Obviously whether the game is played to completion will affect how long it takes, so we will need to look at conceded games separately.
game_length <- time_data %>% mutate(g_l = difftime(finished, started, units = "mins"), game_completed = home_mvps == 1) ggplot(game_length, aes(x = g_l, fill = game_completed)) + geom_histogram(alpha = 0.8, position = "identity", binwidth = 1) + scale_x_continuous(breaks = seq(0, 150, by = 30)) + scale_fill_brewer("Completed",palette = "Set1", labels = c("No", "Yes")) + labs(title = "How long for a game?", x="Game length (mins)", y = "# Games")
There are a lot more concessions than I was expecting from a format that punishes them pretty heavily. We can also see the difference between inducement screen bugs, which occur in the first few minutes, and the more usual rage quit/pixel hugging concessions, which take at least ten minutes before throwing in the towel. I guess one piece of good news is that if the game gets past 50 minutes, it becomes more likely to run to completion than not.
For completed games, the average game length is 75 minutes, with about 70% of the games finishing between 60 and 90 minutes. The 90 minute mark is a good one to use when thinking about how long you’ll need to commit to a game, because it’s at the 83rd percentile of completed game length. This means that 5/6 games finish before 90 minutes and 1/6 finish later. So when you’re considering if it’s worth spinning for one final game, ask yourself if you would risk a GFI on staying up for more than an hour and a half.
If you are the sort of person who doesn’t play the Champion Ladder competitively, but as a way of getting a better quality game, it can be a bit confusing about whether it’s worth starting a team in the last few weeks of a season. Will there be enough fresh teams around that it’s likely to get a balanced match?
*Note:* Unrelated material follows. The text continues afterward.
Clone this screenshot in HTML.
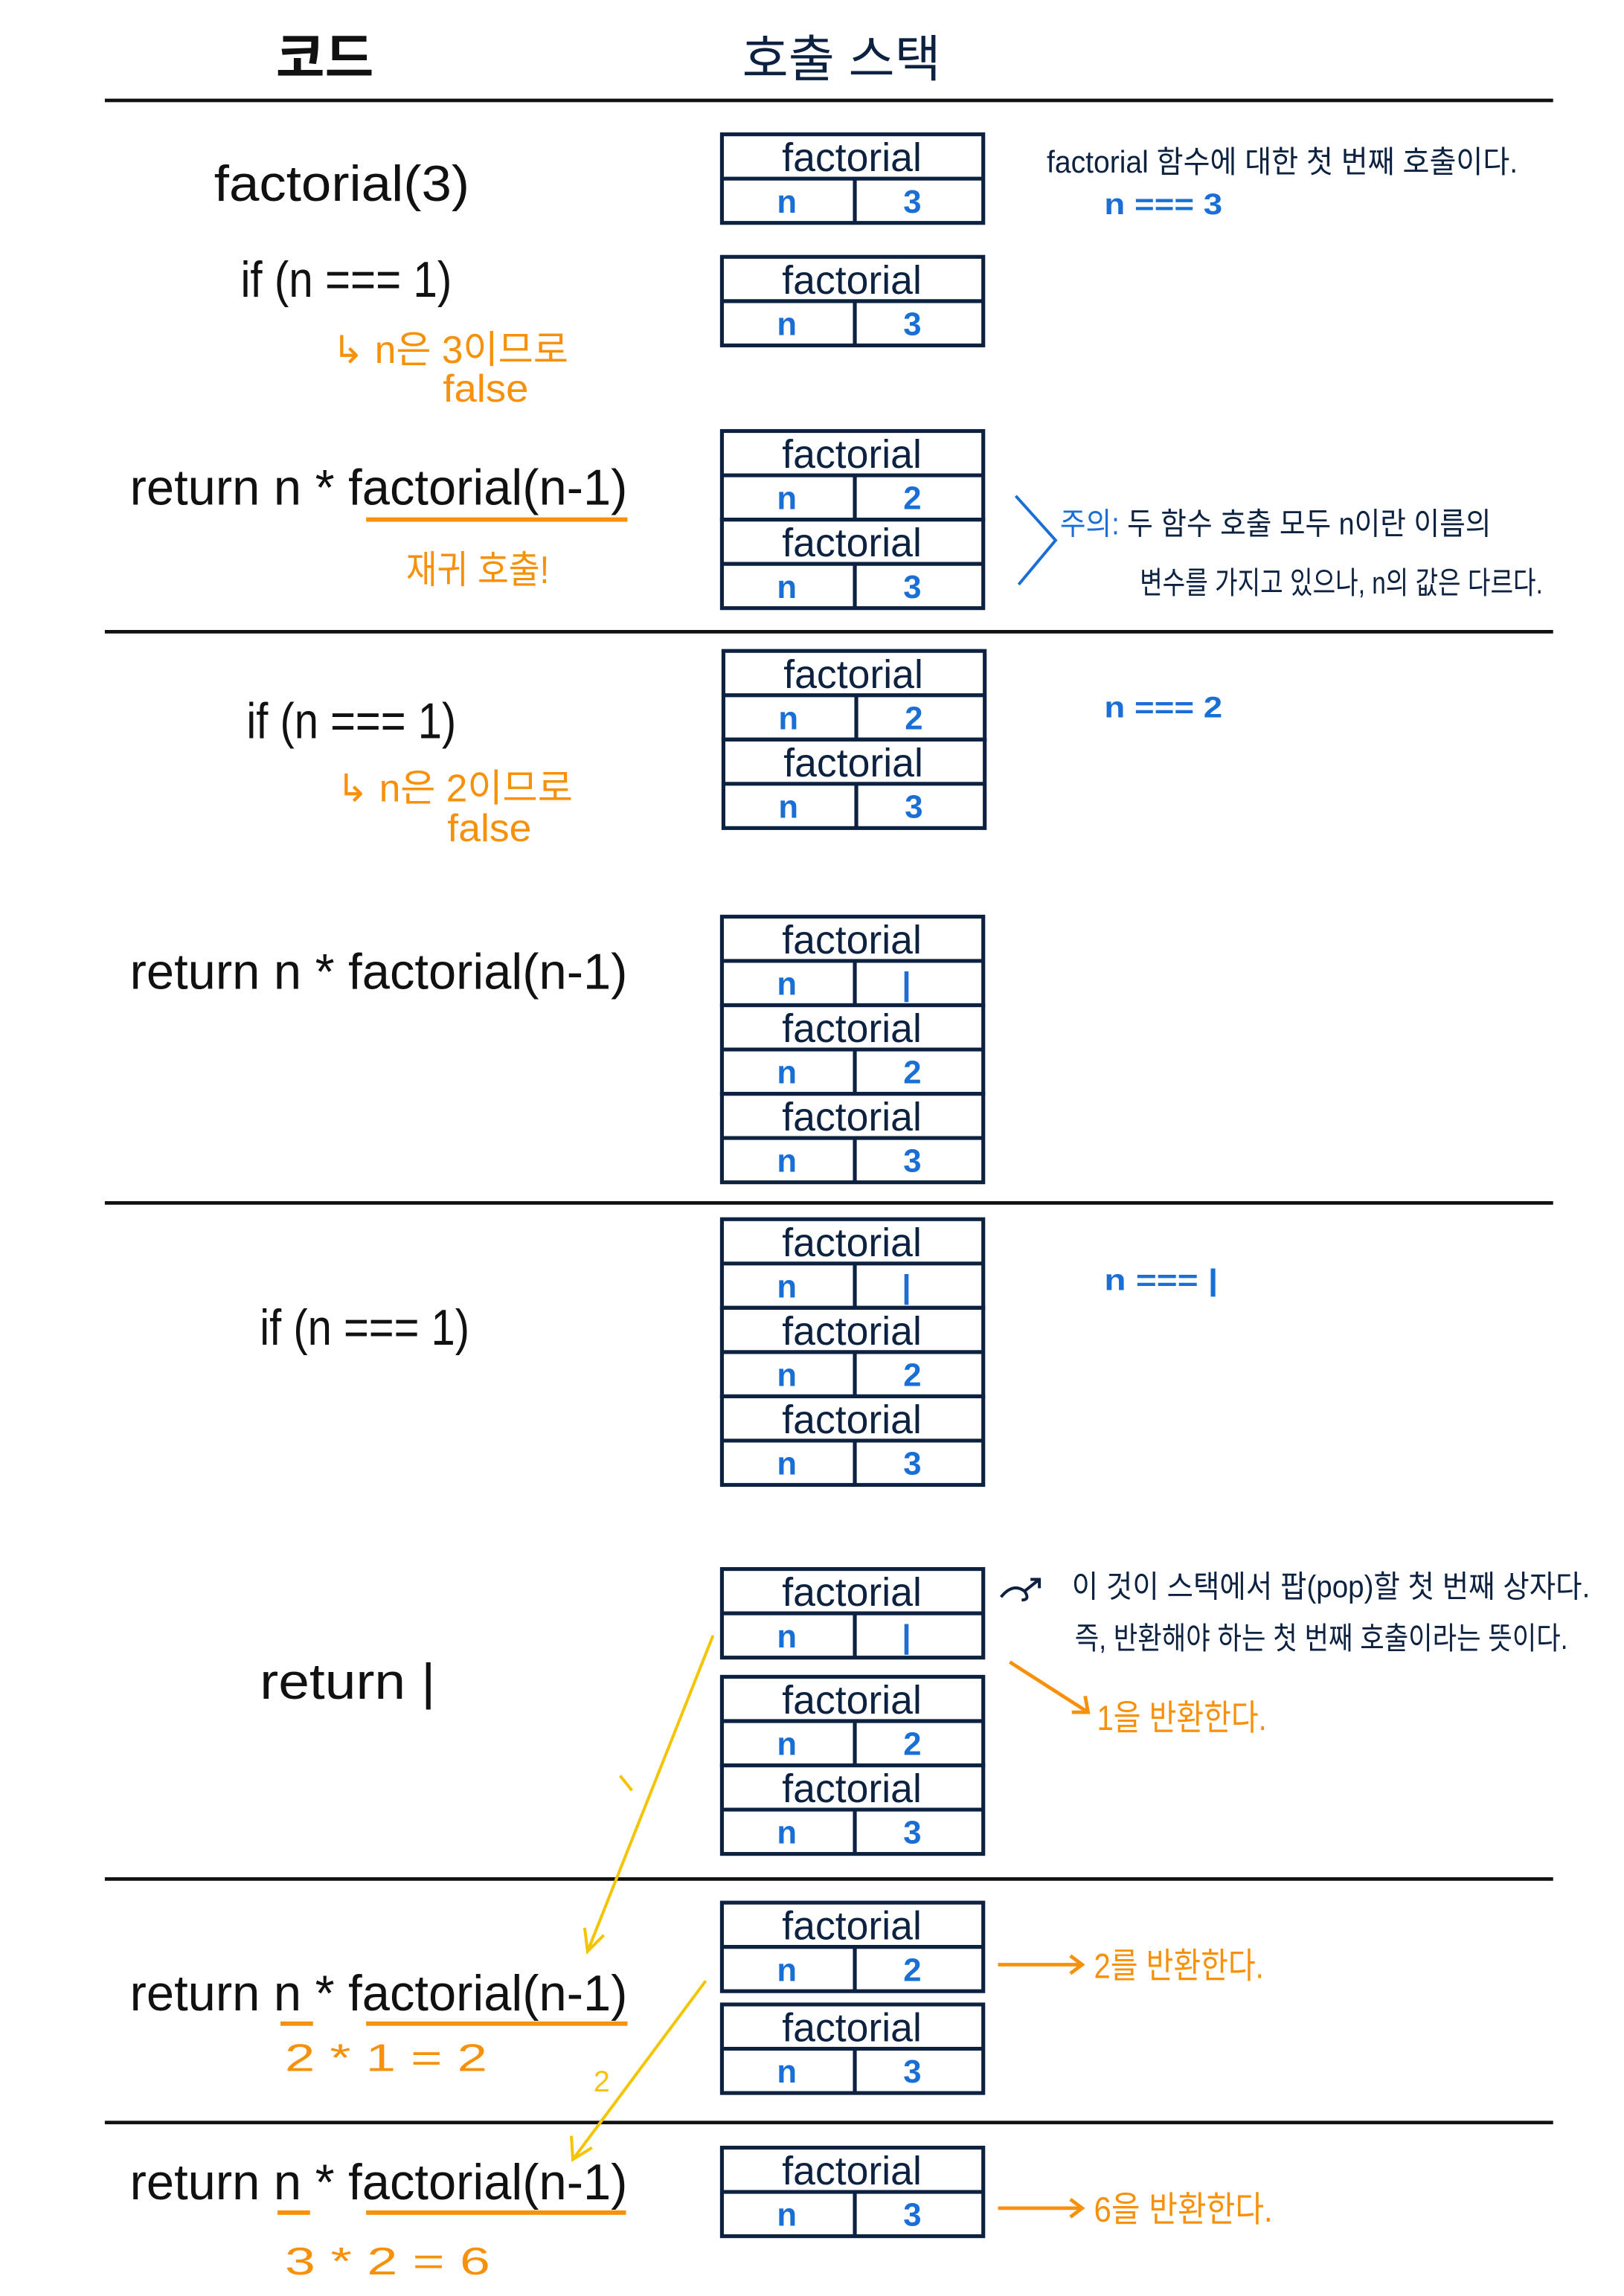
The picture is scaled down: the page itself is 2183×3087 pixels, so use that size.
<!DOCTYPE html>
<html><head><meta charset="utf-8"><style>
html,body{margin:0;padding:0;background:#fff;}
svg{display:block;}
text{font-family:"Liberation Sans","Noto Sans CJK KR",sans-serif;}
.c{font-size:34px;fill:#111;}
.o{fill:#f7900a;}
.nv{fill:#0d2240;}
.bl{fill:#1a6fd6;}
.f{font-size:27px;fill:#0d2240;text-anchor:middle;}
.nn{font-size:22px;fill:#1a6fd6;text-anchor:middle;font-weight:bold;}
.bx{fill:none;stroke:#0d2240;stroke-width:2.6;}
</style></head><body>
<svg width="2183" height="3087" viewBox="0 0 1100 1555.5" xmlns="http://www.w3.org/2000/svg">
<rect width="1100" height="1556" fill="#fff"/>
<text x="220" y="52" font-size="36" font-weight="bold" text-anchor="middle" fill="#111">코드</text>
<text x="570" y="52" font-size="34" text-anchor="middle" fill="#0d2240">호출 스택</text>
<g stroke="#111" stroke-width="2.4">
<line x1="71" y1="68" x2="1052" y2="68"/>
<line x1="71" y1="428" x2="1052" y2="428"/>
<line x1="71" y1="815" x2="1052" y2="815"/>
<line x1="71" y1="1273" x2="1052" y2="1273"/>
<line x1="71" y1="1438" x2="1052" y2="1438"/>
</g>

<!-- frames -->
<g>
<rect class="bx" x="489" y="91" width="177" height="60"/><line class="bx" x1="489" y1="121" x2="666" y2="121"/><line class="bx" x1="579" y1="121" x2="579" y2="151"/>
<text class="f" x="577" y="116">factorial</text><text class="nn" x="533" y="144">n</text><text class="nn" x="618" y="144">3</text>

<rect class="bx" x="489" y="174" width="177" height="60"/><line class="bx" x1="489" y1="204" x2="666" y2="204"/><line class="bx" x1="579" y1="204" x2="579" y2="234"/>
<text class="f" x="577" y="199">factorial</text><text class="nn" x="533" y="227">n</text><text class="nn" x="618" y="227">3</text>

<rect class="bx" x="489" y="292" width="177" height="60"/><line class="bx" x1="489" y1="322" x2="666" y2="322"/><line class="bx" x1="579" y1="322" x2="579" y2="352"/>
<text class="f" x="577" y="317">factorial</text><text class="nn" x="533" y="345">n</text><text class="nn" x="618" y="345">2</text>
<rect class="bx" x="489" y="352" width="177" height="60"/><line class="bx" x1="489" y1="382" x2="666" y2="382"/><line class="bx" x1="579" y1="382" x2="579" y2="412"/>
<text class="f" x="577" y="377">factorial</text><text class="nn" x="533" y="405">n</text><text class="nn" x="618" y="405">3</text>

<rect class="bx" x="490" y="441" width="177" height="60"/><line class="bx" x1="490" y1="471" x2="667" y2="471"/><line class="bx" x1="580" y1="471" x2="580" y2="501"/>
<text class="f" x="578" y="466">factorial</text><text class="nn" x="534" y="494">n</text><text class="nn" x="619" y="494">2</text>
<rect class="bx" x="490" y="501" width="177" height="60"/><line class="bx" x1="490" y1="531" x2="667" y2="531"/><line class="bx" x1="580" y1="531" x2="580" y2="561"/>
<text class="f" x="578" y="526">factorial</text><text class="nn" x="534" y="554">n</text><text class="nn" x="619" y="554">3</text>

<rect class="bx" x="489" y="621" width="177" height="60"/><line class="bx" x1="489" y1="651" x2="666" y2="651"/><line class="bx" x1="579" y1="651" x2="579" y2="681"/>
<text class="f" x="577" y="646">factorial</text><text class="nn" x="533" y="674">n</text><text class="nn" x="614" y="674">|</text>
<rect class="bx" x="489" y="681" width="177" height="60"/><line class="bx" x1="489" y1="711" x2="666" y2="711"/><line class="bx" x1="579" y1="711" x2="579" y2="741"/>
<text class="f" x="577" y="706">factorial</text><text class="nn" x="533" y="734">n</text><text class="nn" x="618" y="734">2</text>
<rect class="bx" x="489" y="741" width="177" height="60"/><line class="bx" x1="489" y1="771" x2="666" y2="771"/><line class="bx" x1="579" y1="771" x2="579" y2="801"/>
<text class="f" x="577" y="766">factorial</text><text class="nn" x="533" y="794">n</text><text class="nn" x="618" y="794">3</text>

<rect class="bx" x="489" y="826" width="177" height="60"/><line class="bx" x1="489" y1="856" x2="666" y2="856"/><line class="bx" x1="579" y1="856" x2="579" y2="886"/>
<text class="f" x="577" y="851">factorial</text><text class="nn" x="533" y="879">n</text><text class="nn" x="614" y="879">|</text>
<rect class="bx" x="489" y="886" width="177" height="60"/><line class="bx" x1="489" y1="916" x2="666" y2="916"/><line class="bx" x1="579" y1="916" x2="579" y2="946"/>
<text class="f" x="577" y="911">factorial</text><text class="nn" x="533" y="939">n</text><text class="nn" x="618" y="939">2</text>
<rect class="bx" x="489" y="946" width="177" height="60"/><line class="bx" x1="489" y1="976" x2="666" y2="976"/><line class="bx" x1="579" y1="976" x2="579" y2="1006"/>
<text class="f" x="577" y="971">factorial</text><text class="nn" x="533" y="999">n</text><text class="nn" x="618" y="999">3</text>

<rect class="bx" x="489" y="1063" width="177" height="60"/><line class="bx" x1="489" y1="1093" x2="666" y2="1093"/><line class="bx" x1="579" y1="1093" x2="579" y2="1123"/>
<text class="f" x="577" y="1088">factorial</text><text class="nn" x="533" y="1116">n</text><text class="nn" x="614" y="1116">|</text>

<rect class="bx" x="489" y="1136" width="177" height="60"/><line class="bx" x1="489" y1="1166" x2="666" y2="1166"/><line class="bx" x1="579" y1="1166" x2="579" y2="1196"/>
<text class="f" x="577" y="1161">factorial</text><text class="nn" x="533" y="1189">n</text><text class="nn" x="618" y="1189">2</text>
<rect class="bx" x="489" y="1196" width="177" height="60"/><line class="bx" x1="489" y1="1226" x2="666" y2="1226"/><line class="bx" x1="579" y1="1226" x2="579" y2="1256"/>
<text class="f" x="577" y="1221">factorial</text><text class="nn" x="533" y="1249">n</text><text class="nn" x="618" y="1249">3</text>

<rect class="bx" x="489" y="1289" width="177" height="60"/><line class="bx" x1="489" y1="1319" x2="666" y2="1319"/><line class="bx" x1="579" y1="1319" x2="579" y2="1349"/>
<text class="f" x="577" y="1314">factorial</text><text class="nn" x="533" y="1342">n</text><text class="nn" x="618" y="1342">2</text>
<rect class="bx" x="489" y="1358" width="177" height="60"/><line class="bx" x1="489" y1="1388" x2="666" y2="1388"/><line class="bx" x1="579" y1="1388" x2="579" y2="1418"/>
<text class="f" x="577" y="1383">factorial</text><text class="nn" x="533" y="1411">n</text><text class="nn" x="618" y="1411">3</text>

<rect class="bx" x="489" y="1455" width="177" height="60"/><line class="bx" x1="489" y1="1485" x2="666" y2="1485"/><line class="bx" x1="579" y1="1485" x2="579" y2="1515"/>
<text class="f" x="577" y="1480">factorial</text><text class="nn" x="533" y="1508">n</text><text class="nn" x="618" y="1508">3</text>
</g>

<!-- code column -->
<text class="c" x="145" y="136" font-size="38" textLength="173" lengthAdjust="spacingAndGlyphs">factorial(3)</text>
<text class="c" x="163" y="201" textLength="143" lengthAdjust="spacingAndGlyphs">if (n === 1)</text>
<text class="o" x="225" y="246" font-size="26" textLength="160" lengthAdjust="spacingAndGlyphs">↳ n은 3이므로</text>
<text class="o" x="300" y="272" font-size="26" textLength="58" lengthAdjust="spacingAndGlyphs">false</text>

<text class="c" x="88" y="342" textLength="337" lengthAdjust="spacingAndGlyphs">return  n  * factorial(n-1)</text>
<line x1="248" y1="352" x2="425" y2="352" stroke="#f7900a" stroke-width="3"/>
<text class="o" x="275" y="395" font-size="26" textLength="97" lengthAdjust="spacingAndGlyphs">재귀 호출!</text>

<text class="c" x="167" y="500" textLength="142" lengthAdjust="spacingAndGlyphs">if (n === 1)</text>
<text class="o" x="228" y="543" font-size="26" textLength="160" lengthAdjust="spacingAndGlyphs">↳ n은 2이므로</text>
<text class="o" x="303" y="570" font-size="26" textLength="57" lengthAdjust="spacingAndGlyphs">false</text>

<text class="c" x="88" y="670" textLength="337" lengthAdjust="spacingAndGlyphs">return  n  * factorial(n-1)</text>

<text class="c" x="176" y="911" textLength="142" lengthAdjust="spacingAndGlyphs">if (n === 1)</text>
<text class="c" x="176" y="1151" textLength="119" lengthAdjust="spacingAndGlyphs">return   |</text>

<text class="c" x="88" y="1362" textLength="337" lengthAdjust="spacingAndGlyphs">return  n  * factorial(n-1)</text>
<line x1="190" y1="1371" x2="212" y2="1371" stroke="#f7900a" stroke-width="3"/>
<line x1="248" y1="1371" x2="425" y2="1371" stroke="#f7900a" stroke-width="3"/>
<text class="o" x="193" y="1403" font-size="26" textLength="137" lengthAdjust="spacingAndGlyphs">2  *  1  =  2</text>

<text class="c" x="88" y="1490" textLength="337" lengthAdjust="spacingAndGlyphs">return  n  * factorial(n-1)</text>
<line x1="188" y1="1499" x2="210" y2="1499" stroke="#f7900a" stroke-width="3"/>
<line x1="248" y1="1499" x2="424" y2="1499" stroke="#f7900a" stroke-width="3"/>
<text class="o" x="193" y="1541" font-size="26" textLength="139" lengthAdjust="spacingAndGlyphs">3  *  2  =  6</text>

<!-- annotations -->
<text class="nv" x="709" y="117" font-size="21" textLength="319" lengthAdjust="spacingAndGlyphs">factorial 함수에 대한 첫 번째 호출이다.</text>
<text class="bl" x="748" y="145" font-size="20" font-weight="bold" textLength="80" lengthAdjust="spacingAndGlyphs">n === 3</text>

<polyline points="688,336 715,366 690,396" fill="none" stroke="#1a6fd6" stroke-width="2"/>
<text x="718" y="362" font-size="21" textLength="292" lengthAdjust="spacingAndGlyphs"><tspan fill="#1a6fd6">주의:</tspan><tspan fill="#0d2240"> 두 함수 호출 모두 n이란 이름의</tspan></text>
<text class="nv" x="772" y="402" font-size="21" textLength="273" lengthAdjust="spacingAndGlyphs">변수를 가지고 있으나, n의 값은 다르다.</text>

<text class="bl" x="748" y="486" font-size="20" font-weight="bold" textLength="80" lengthAdjust="spacingAndGlyphs">n === 2</text>
<text class="bl" x="748" y="874" font-size="20" font-weight="bold" textLength="77" lengthAdjust="spacingAndGlyphs">n === |</text>

<path d="M678,1082 q8,-10 16,-4 q4,6 -2,6 M694,1078 l10,-8 m-6,0 l6,0 l0,6" fill="none" stroke="#0d2240" stroke-width="2"/>
<text class="nv" x="726" y="1082" font-size="21" textLength="351" lengthAdjust="spacingAndGlyphs">이 것이 스택에서 팝(pop)할 첫 번째 상자다.</text>
<text class="nv" x="728" y="1117" font-size="21" textLength="334" lengthAdjust="spacingAndGlyphs">즉, 반환해야 하는 첫 번째 호출이라는 뜻이다.</text>

<g stroke="#f7900a" stroke-width="2.4" fill="none">
<line x1="684" y1="1126" x2="737" y2="1160"/><polyline points="726,1160 737,1160 735,1149"/>
<line x1="676" y1="1331" x2="733" y2="1331"/><polyline points="725,1325 733,1331 725,1337"/>
<line x1="676" y1="1496" x2="733" y2="1496"/><polyline points="725,1490 733,1496 725,1502"/>
</g>
<text class="o" x="743" y="1172" font-size="24" textLength="115" lengthAdjust="spacingAndGlyphs">1을 반환한다.</text>
<text class="o" x="741" y="1340" font-size="24" textLength="115" lengthAdjust="spacingAndGlyphs">2를 반환한다.</text>
<text class="o" x="741" y="1505" font-size="24" textLength="121" lengthAdjust="spacingAndGlyphs">6을 반환한다.</text>

<!-- yellow return arrows -->
<g stroke="#f5c400" stroke-width="2" fill="none">
<line x1="483" y1="1108" x2="398" y2="1322"/><polyline points="396,1306 398,1322 409,1311"/>
<line x1="420" y1="1203" x2="428" y2="1213"/>
<line x1="478" y1="1342" x2="388" y2="1463"/><polyline points="387,1447 388,1463 401,1455"/>
</g>
<text x="402" y="1417" font-size="20" fill="#f5c400">2</text>
</svg>
</body></html>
Or is it all teams with much more development that, while beatable, often aren’t as fun to play against with a new team?
For our purposes, we’ll conservatively define a fresh team as one that has played three or fewer games. Looking at the proportion of fresh teams in the total playing population will give us some idea of whether it’s worth starting fresh later in the season.
#Need to interleave the team names first interleaved_teams = data_frame( team = c(time_data$home_team, time_data$away_team)[order(rep(1:nrow(time_data), times = 2))], started = rep(time_data$started, each = 2), Season = rep(time_data$Season, each = 2) ) interleaved_teams %>% group_by(Season, team) %>% mutate(n_games = row_number(), is_fresh = n_games <= 3) %>% ggplot(aes(x = started, fill = is_fresh)) + geom_histogram(alpha = 0.8, position = "fill", binwidth = as.numeric(lubridate::days(1))) + scale_x_datetime(NULL,date_breaks = "2 week", date_labels = "%d/%m", expand = c(0,0)) + scale_y_continuous("Proportion",breaks = seq(0, 1, by = 0.1), labels = function(b) paste0(b*100," %"), expand = c(0,0)) + scale_fill_brewer("Team type", palette = "Set1", labels = c("Experienced ", "Fresh "), direction = -1) + facet_wrap(~Season, scales = "free_x") + labs(title = "Proportion of fresh teams in the pool", subtitle = "Fresh = played no more than three games")
After the initial week where most teams are fresh, it seems to settle into a stable pattern for the remainder of the season. This appears to be consistent across seasons as well, with around one third of the teams playing each day having three or fewer matches.
So despite the total number of games decreasing across the life of a season, there doesn’t seem to be any major compositional change to the type of teams playing. Even in the last few days of the season there are still people starting new teams, so there should always be some viable competition at the TV1000 level.